A Town in Nepal Teaches a Young American How to Live

“What I learned in Nepalganj” in the Peace Corps, writes T.D. Allman, “has kept me alive in situations when I might have gotten killed.”





I met my first untouchables in Nepalganj, a writhing market town on the Indian border where living gods and human feces are scattered all over the place. I also became acquainted with my first prince there. He and his wife received me in their small palace, a whitewash-streaked ersatz-Palladian structure with a tin roof. Over tea we discussed defecation. It was a perplexing and important topic for a cleanliness-obsessed young American like me. For the first time in my life, I was living in a place where almost everyone was not white, and not prosperous, and not one person in a thousand had ever used toilet paper.

My house had no toilet, only a circular cement hole in the floor. Daily—and when my latest attack of diarrhea struck, many times a day—I would approach that hole with a greater sense of foreboding than later, as a war correspondent, I would any battlefield. The people in Nepalganj had no such scruples. They moved their bowels, it seemed, anywhere the spirit moved them. “You too must squat!” the prince informed me, while his wife poured more tea. “It assures a more complete and healthy evacuation than your American sit-down affairs.”

We turned next to love. I had heard that people here actually got married to people they had never met. “Oh, you Occidentals and your love matches!” the prince exclaimed. “When you marry, your love is like a vat of boiling water. As soon as you get married, you take the water off the heat. Everything cools off, whereas our arranged marriages,” he continued, “are like pots of cold water. When we marry, the pot is put on to the heat, so year by year it gets hotter.” At this point, he and his wife exchanged glances of tender complicity.

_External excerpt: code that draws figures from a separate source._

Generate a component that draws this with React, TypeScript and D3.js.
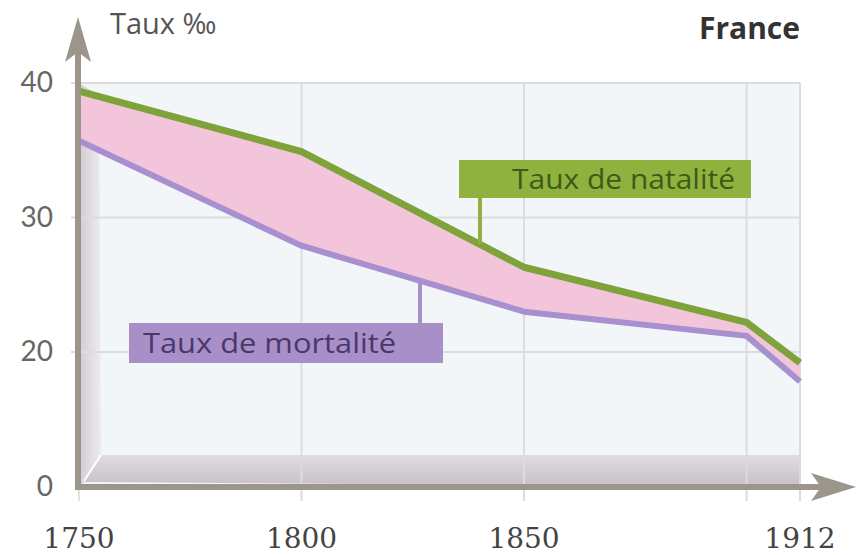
import React from "react";
import * as d3 from "d3";

const years = [1750, 1800, 1850, 1900, 1912];
const natalite = [39.4, 34.9, 26.3, 22.2, 19.2];
const mortalite = [35.7, 27.9, 23.0, 21.2, 17.8];
const yTicks = [0, 20, 30, 40];
const xTickLabels = [1750, 1800, 1850, 1912];
const xGrid = [1800, 1850, 1900, 1912];

const W = 859;
const H = 555;

export default function App() {
  const x = d3.scaleLinear().domain([1750, 1912]).range([79, 800]);
  // broken axis: 0 sits at bottom, values above ~12 are linear
  const y = d3.scaleLinear().domain([0, 12, 40]).range([487, 459.6, 83]);

  const pts = years.map((yr, i) => ({ yr, n: natalite[i], m: mortalite[i] }));
  const area = d3
    .area<any>()
    .x((d) => x(d.yr))
    .y0((d) => y(d.m))
    .y1((d) => y(d.n));
  const lineN = d3
    .line<any>()
    .x((d) => x(d.yr))
    .y((d) => y(d.n));
  const lineM = d3
    .line<any>()
    .x((d) => x(d.yr))
    .y((d) => y(d.m));

  const x0 = x(1750);
  const x1 = x(1912);
  const yTop = y(40);
  const yBot = y(0);
  const font = "'Open Sans', sans-serif";

  const natLeaderX = 480;
  const natLeaderY = y(34.9 + ((26.3 - 34.9) * (natLeaderX - x(1800))) / (x(1850) - x(1800)));
  const morLeaderX = 420;
  const morLeaderY = y(27.9 + ((23.0 - 27.9) * (morLeaderX - x(1800))) / (x(1850) - x(1800)));

  return (
    <svg
      width={W}
      height={H}
      style={{ position: "absolute", left: 0, top: 0, background: "#fff" }}
    >
      <defs>
        <linearGradient id="floor" x1="0" y1="0" x2="0" y2="1">
          <stop offset="0" stopColor="#e0dce2" />
          <stop offset="1" stopColor="#c6c0c6" />
        </linearGradient>
        <linearGradient id="wall" x1="0" y1="0" x2="1" y2="0">
          <stop offset="0" stopColor="#d2ccd2" />
          <stop offset="1" stopColor="#eeebf0" />
        </linearGradient>
      </defs>
      <rect x={x0} y={yTop} width={x1 - x0} height={yBot - yTop} fill="#f3f6f9" />
      <polygon
        points={`${x0},${yTop} ${x0 + 20},${yTop + 12} ${x0 + 22},${yBot - 32} ${x0 + 5},${yBot - 5} ${x0},${yBot}`}
        fill="url(#wall)"
      />
      <polygon
        points={`${x0 + 5},${yBot - 5} ${x0 + 22},${yBot - 32} ${x1},${yBot - 32} ${x1},${yBot}`}
        fill="url(#floor)"
      />
      <line x1={x0 + 5} y1={yBot - 6} x2={x0 + 22} y2={yBot - 32} stroke="#fff" strokeWidth={2} />
      {[20, 30, 40].map((v) => (
        <line key={v} x1={x0 - 8} x2={x1} y1={y(v)} y2={y(v)} stroke="#d9dde0" strokeWidth={2} />
      ))}
      {xGrid.map((v) => (
        <line key={v} x1={x(v)} x2={x(v)} y1={yTop} y2={yBot + 14} stroke="#d9dde0" strokeWidth={2} />
      ))}
      <line x1={x0} x2={x0} y1={yBot} y2={yBot + 14} stroke="#e4e4dc" strokeWidth={2} />
      <path d={area(pts) || ""} fill="#f3c5da" />
      <path d={lineM(pts) || ""} fill="none" stroke="#a88fcf" strokeWidth={6} strokeLinejoin="round" />
      <path d={lineN(pts) || ""} fill="none" stroke="#7ea33a" strokeWidth={7} strokeLinejoin="round" />
      <line x1={x0 - 1} x2={x0 - 1} y1={yBot + 3} y2={40} stroke="#9c968a" strokeWidth={6} />
      <polygon points={`${x0 - 1},17 ${x0 - 14},62 ${x0 - 1},52 ${x0 + 12},62`} fill="#9c968a" />
      <line x1={x0 - 4} x2={830} y1={yBot} y2={yBot} stroke="#9c968a" strokeWidth={6} />
      <polygon points={`856,${yBot} 811,${yBot - 14} 821,${yBot} 811,${yBot + 14}`} fill="#9c968a" />
      {yTicks.map((v) => (
        <text key={v} x={53} y={y(v) + 9} textAnchor="end" fontFamily="Lato, sans-serif" fontSize={28} fill="#666">
          {v}
        </text>
      ))}
      {xTickLabels.map((v) => (
        <text key={v} x={x(v)} y={548} textAnchor="middle" fontFamily="'DejaVu Serif', serif" fontSize={28} fill="#444">
          {v}
        </text>
      ))}
      <text x={110} y={34} fontFamily={font} fontSize={29} fill="#555">
        Taux ‰
      </text>
      <text x={800} y={39} textAnchor="end" fontFamily={font} fontWeight="bold" fontSize={30} fill="#333">
        France
      </text>
      <line x1={natLeaderX} x2={natLeaderX} y1={198} y2={natLeaderY} stroke="#8fb23e" strokeWidth={4} />
      <rect x={459} y={160} width={292} height={38} fill="#8fb23e" />
      <text x={512} y={189} textLength={223} lengthAdjust="spacingAndGlyphs" fontFamily={font} fontSize={28} fill="#3e5a17">
        Taux de natalité
      </text>
      <line x1={morLeaderX} x2={morLeaderX} y1={morLeaderY} y2={323} stroke="#a88fc8" strokeWidth={4} />
      <rect x={129} y={323} width={314} height={40} fill="#a88fc8" />
      <text x={143} y={353} textLength={253} lengthAdjust="spacingAndGlyphs" fontFamily={font} fontSize={28} fill="#4a3868">
        Taux de mortalité
      </text>
    </svg>
  );
}
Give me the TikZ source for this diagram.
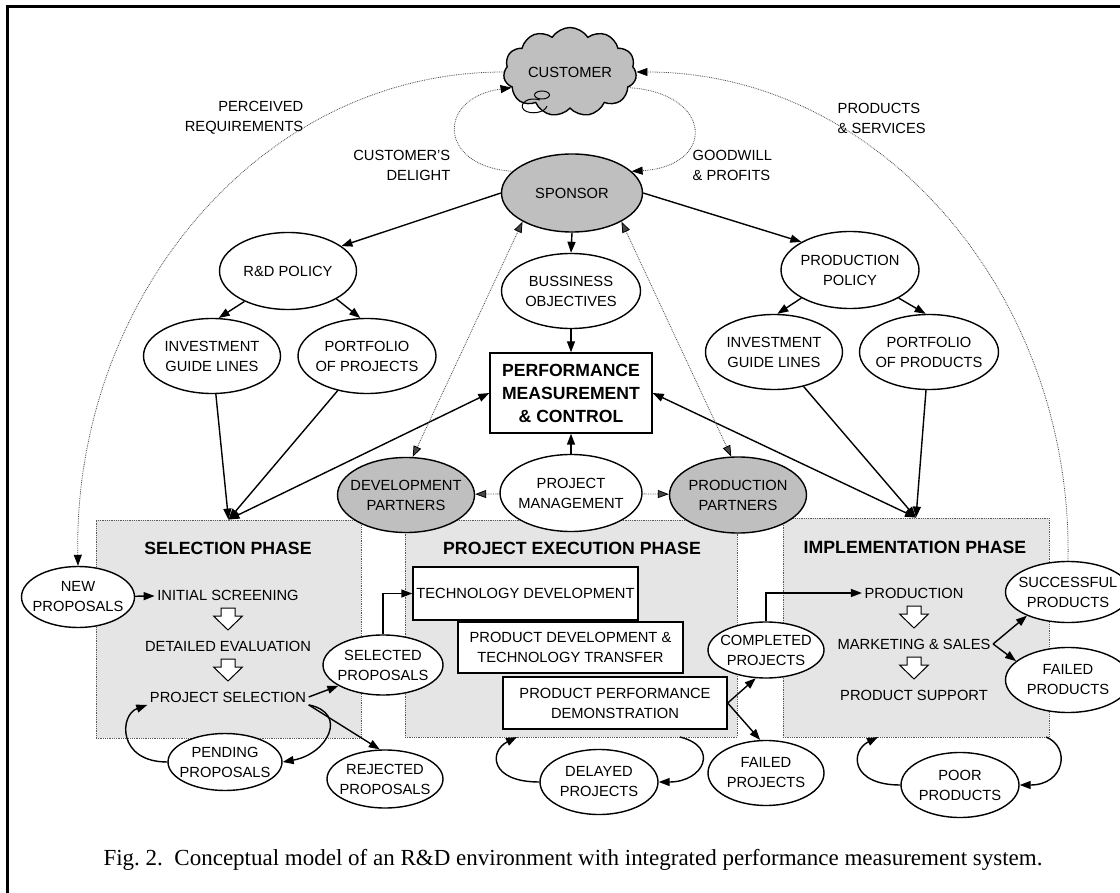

The Sweeper’s Beautiful Wife
The first untouchable I got to know was the sweeper who came almost every day to the little house in the middle of the bazaar where I lived. “Sweeper” was a euphemism. His essential function was to assure the removal of the human waste I deposited into that round hole in the concrete. Beneath it was a rectangular cavity the size of large suitcase. On the street side of the cavity was a little door.

With a mixture of dread and eagerness, I awaited the sweeper’s first visit to that little door—dread because of the shame and injustice of it all, eagerness out of a desire to have that fetid material removed from my vicinity. The sweeper never came; he made his wife do it. She would use a large wooden scalpel to scrape my refuse into a wicker basket.

I never met the sweeper’s wife. Whenever I did glimpse her, making her rounds with her basket, she would avert her eyes, out of shame or modesty I never knew, though once I did I see her face. She was as beautiful as a Bollywood starlet.